Food Secretary Sanjeev Chopra said on Tuesday that India’s upcoming sugarcane crop looks promising, and urged sugar industry bodies to reach a consensus on their demand for export quotas. The industry has been pushing for quotas to be allotted only to mills that directly export, rather than to all mills proportionally.
Currently, sugar exports are restricted, and quotas are distributed based on mills’ past production. However, many mills that are not active exporters end up selling their quotas to others, which sometimes leaves large quantities unshipped, according to the All India Sugar Trade Association (AISTA).
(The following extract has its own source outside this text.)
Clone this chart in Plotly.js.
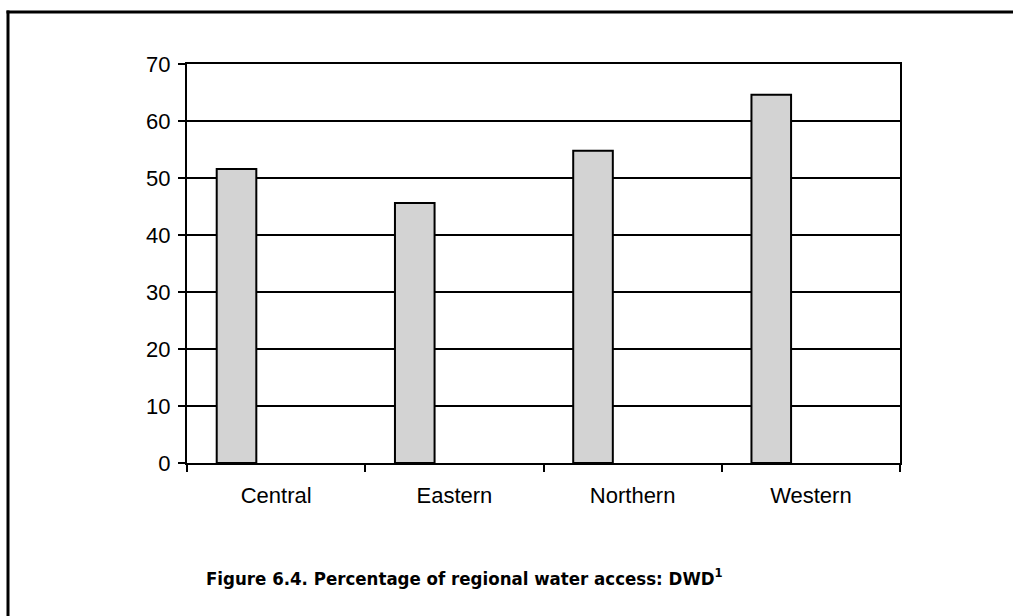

Chopra said the government is waiting for a united proposal from the industry before making any policy changes.
On ethanol pricing, Chopra clarified that the Food Ministry does not fix ethanol prices—this responsibility lies with the Ministry of Petroleum and Natural Gas. The last revision was in November 2022, setting prices at ₹60.73 per litre for ethanol from B-heavy molasses and ₹65.61 per litre from sugarcane juice/syrup, and they remain unchanged.
He also confirmed that the government has lifted restrictions on using sugar for ethanol production. Mills can now divert sugarcane juice, syrup, and B-heavy molasses for ethanol in the current and future supply years. Additionally, broken rice has been made available as another feedstock for ethanol production, though off-take has been slower than expected due to delayed allotments.
Chopra said sugar production for the 2024-25 season is looking good, and the new sugarcane crop appears “much better than last year.” Final comments will be made after the Agriculture Ministry releases its advance estimates.